Lettere

Chi sarà eletto presidente si rilegga Cassese sulla magistratura

Chi ha scritto al direttore Claudio Cerasa

Al direttore - Che cosa succede, caro Cerasa, se i grandi elettori non riescono a trovare un nuovo presidente della Repubblica? Torna il re?
Giuliano Cazzola

 

Difficile fare previsioni. Ma se proprio dobbiamo giocare con i nomi una piccola certezza c’è. E a prescindere dalla candidatura, chiunque sarà eletto presidente della Repubblica farebbe bene a rileggere questo passaggio di Sabino Cassese sulla magistratura, consegnato qualche mese fa alla Leopolda di Matteo Renzi. Si parla di giustizia, si parla di Italia, si parla di futuro. “La Costituzione separa i poteri: il potere legislativo, il potere esecutivo e il potere giudiziario. Ma una parte dell’ordine giudiziario, una parte di magistrati, ha le posizioni più importanti nel ministero della Giustizia.

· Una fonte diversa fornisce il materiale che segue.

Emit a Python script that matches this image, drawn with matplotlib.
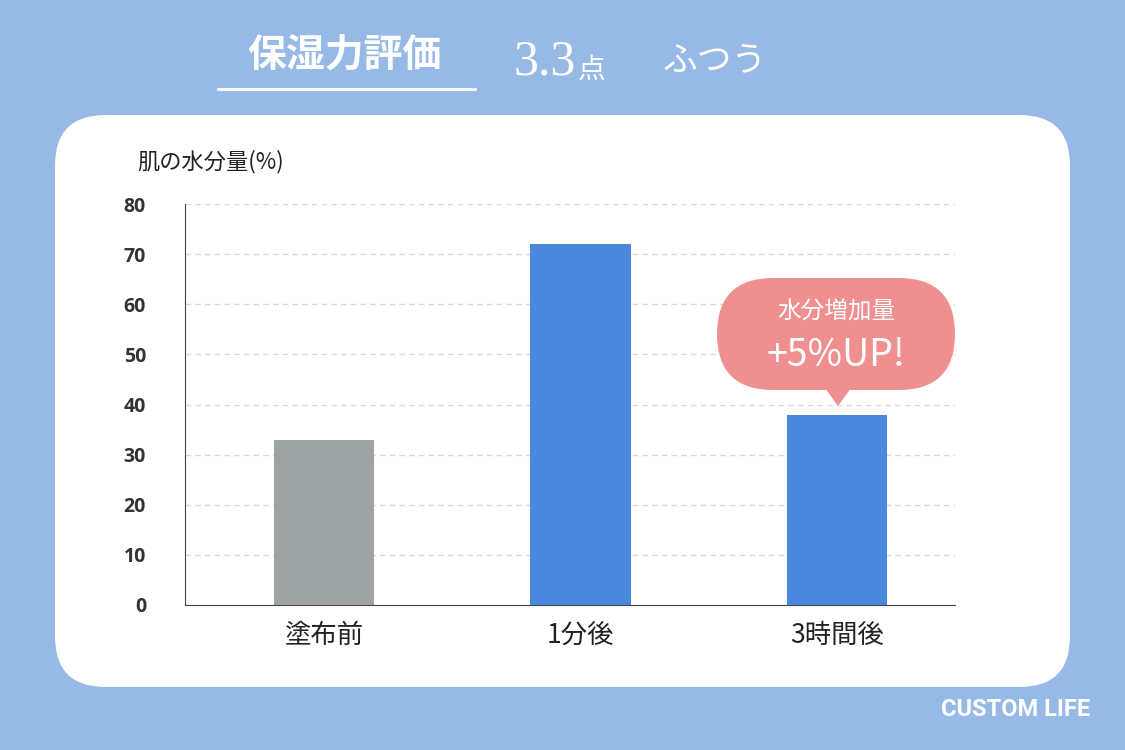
import matplotlib
matplotlib.use("Agg")
import matplotlib.pyplot as plt
from matplotlib.patches import FancyBboxPatch, Polygon

categories = ["塗布前", "1分後", "3時間後"]
values = [33, 72, 38]
colors = ["#9ea4a3", "#4a88de", "#4a88de"]
yticks = [0, 10, 20, 30, 40, 50, 60, 70, 80]

W, H = 1125, 750
fig = plt.figure(figsize=(11.25, 7.5), dpi=100)
fig.patch.set_facecolor("#97b9e6")
jp = "Noto Sans CJK JP"

def fx(x): return x / W
def fy(y): return 1 - y / H

# white panel
panel = FancyBboxPatch((fx(55), fy(687)), fx(1070) - fx(55), fy(115) - fy(687),
                       boxstyle="round,pad=0,rounding_size=0.045", transform=fig.transFigure,
                       facecolor="white", edgecolor="none", mutation_aspect=W / H, zorder=-5)
fig.patches.append(panel)

# title
fig.text(fx(345), fy(55), "保湿力評価", fontfamily=jp, fontweight="bold", fontsize=28,
         color="white", ha="center", va="center")
fig.add_artist(plt.Line2D([fx(218), fx(475)], [fy(89), fy(89)], color="white", lw=2,
                          transform=fig.transFigure))
fig.text(fx(513), fy(62), "3.3", fontfamily="Liberation Serif", fontsize=36, color="white",
         ha="left", va="center")
fig.text(fx(578), fy(70), "点", fontfamily=jp, fontsize=20, color="white", ha="left", va="center")
fig.text(fx(663), fy(62), "ふつう", fontfamily=jp, fontsize=25, color="white", ha="left", va="center")

ax = fig.add_axes([fx(185), fy(605), fx(955) - fx(185), fy(204) - fy(605)])
x = range(len(categories))
ax.bar(x, values, width=0.39, color=colors, zorder=3)
ax.set_xlim(-0.542, 2.46)
ax.set_ylim(0, 80)
ax.set_yticks(yticks)
ax.set_yticklabels([str(t) for t in yticks], fontfamily="Open Sans", fontweight="bold",
                   fontsize=14, color="#333333")
ax.set_xticks(list(x))
ax.set_xticklabels(categories, fontfamily=jp, fontsize=19, color="#222222")
ax.tick_params(axis="both", length=0)
ax.tick_params(axis="y", pad=28)
ax.tick_params(axis="x", pad=12)
for t in yticks[1:]:
    ax.axhline(t, color="#d8d8d8", lw=1, ls=(0, (4, 3)), zorder=1)
for s in ["top", "right"]:
    ax.spines[s].set_visible(False)
ax.spines["left"].set_color("#444444")
ax.spines["bottom"].set_color("#444444")
ax.set_facecolor("none")

fig.text(fx(137), fy(162), "肌の水分量(%)", fontfamily=jp, fontsize=16, color="#222222",
         ha="left", va="center")

# callout bubble
pink = "#f08f8f"
bub = FancyBboxPatch((fx(717), fy(390)), fx(955) - fx(717), fy(278) - fy(390),
                     boxstyle="round,pad=0,rounding_size=0.05", transform=fig.transFigure,
                     facecolor=pink, edgecolor="none", mutation_aspect=W / H, zorder=5)
fig.add_artist(bub)
fig.add_artist(Polygon([(fx(825), fy(388)), (fx(851), fy(388)), (fx(838), fy(406))],
                       closed=True, transform=fig.transFigure, facecolor=pink, edgecolor="none",
                       zorder=5))
fig.text(fx(836), fy(312), "水分増加量", fontfamily=jp, fontsize=17, color="white",
         ha="center", va="center", zorder=6)
fig.text(fx(836), fy(355), "+5%UP!", fontfamily=jp, fontsize=27, color="white",
         ha="center", va="center", zorder=6)

fig.text(fx(1090), fy(710), "CUSTOM LIFE", fontfamily="Roboto", fontweight="bold",
         fontsize=17, color="white", ha="right", va="center")

fig.savefig("out.png", dpi=100, facecolor=fig.get_facecolor())
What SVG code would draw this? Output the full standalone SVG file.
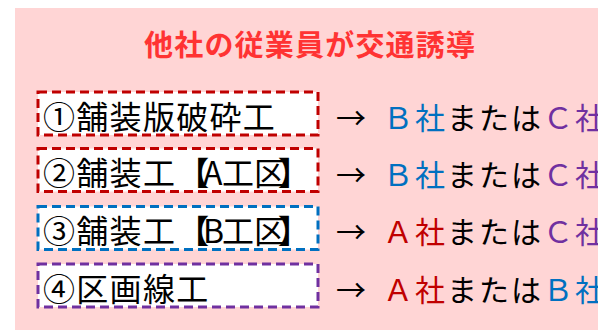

Il ministero della Giustizia è l’unico a essere citato nella Costituzione, che dice espressamente che il ministero si interessa dell’organizzazione e del funzionamento dei servizi relativi alla giustizia. Questa è una funzione amministrativa. Ma l’ordine giudiziario svolge questa funzione amministrativa e nello stesso modo l’ordine giudiziario, i magistrati, concorrono alla formazione legislativa per esempio svolgendo le funzioni di capi degli uffici legislativi dei ministeri. E infine si sta verificando un fenomeno opposto a quello di cui si preoccuparono i costituenti, che era una eventuale politicizzazione che venisse dall’esterno verso il corpo giudiziario. Invece si sta creando e si è sviluppata una politicizzazione endogena, all’interno della magistratura. E quindi c’è una terza confusione: i poteri, invece di essere separati, sono concentrati all’interno dell’ordine giudiziario. L’articolo 111 della Costituzione dispone che l’accusato sia informato riservatamente delle accuse. Invece, come è già stato detto da altri poco fa, l’accusa viene fatta in pubblico, l’accusa diventa un giudizio e quindi serve ad additare al pubblico ludibrio”. Se proprio dobbiamo rinunciare a Draghi, quantomeno non rinunciamo al buon senso. 

 


Al direttore - Nei commenti sulla crisi ucraina spesso si fa riferimento alle presunte promesse di non espandere la Nato a est, pronunciate da Washington e dai suoi alleati dopo il crollo del Muro di Berlino, durante le trattative con l’Urss per la riunificazione della Germania. E si dice che l’adesione alla Nato di paesi che precedentemente erano parte dell’impero sovietico è stata una violazione di quell’impegno. Ma un impegno di questo tipo non c’è mai stato. Nel 1990 tra i paesi occidentali e l’Urss si discuteva esclusivamente della riunificazione tedesca. Il Muro di Berlino era caduto da pochi mesi, era imminente il crollo della Germania Est comunista e alleata dell’Urss, e il dibattito era se una Germania riunificata avrebbe fatto parte della Nato (e in che modo) oppure no. Nel tentativo di convincere i dirigenti dell’allora Unione sovietica ad accettare la riunificazione tedesca, il ministro degli Esteri americano James Baker disse loro: “Accettereste una Germania unita nella Nato se noi ci impegniamo a non muovere la Nato nemmeno di un pollice verso est?”. E’ evidente che Baker non si riferiva in generale ai paesi dell’Est Europa, che in quel momento facevano ancora parte dell’alleanza militare del Patto di Varsavia guidato dall’Urss, ma solo alla Germania. Alla domanda di Baker non ci fu risposta da parte dei sovietici, che ancora speravano di potere ostacolare l’adesione alla Nato della Germania riunificata. E’ evidente anche che la domanda rivolta da Baker a Gorbaciov e al governo russo non costituiva in alcun modo un impegno a non estendere la Nato nell’Est Europa. Non era un impegno, nemmeno verbale. Ma la domanda di Baker va inquadrata nel contesto delle trattative sulla riunificazione tedesca e sulle alleanze militari e politiche della Germania che di lì a qualche mese sarebbe stata riunificata, e sulle basi militari che la Nato avrebbe potuto collocare nella Germania orientale, una volta che le truppe sovietiche se ne fossero andate. Basi militari Nato che in seguito al trattato sulla riunificazione tedesca non vennero collocate nella ex Germania orientale. A questo si riferiva Baker quando parlò dell’ipotesi di una Nato che avrebbe potuto non estendersi a est. Quella di Putin è allora solo una cattiva e pericolosa propaganda.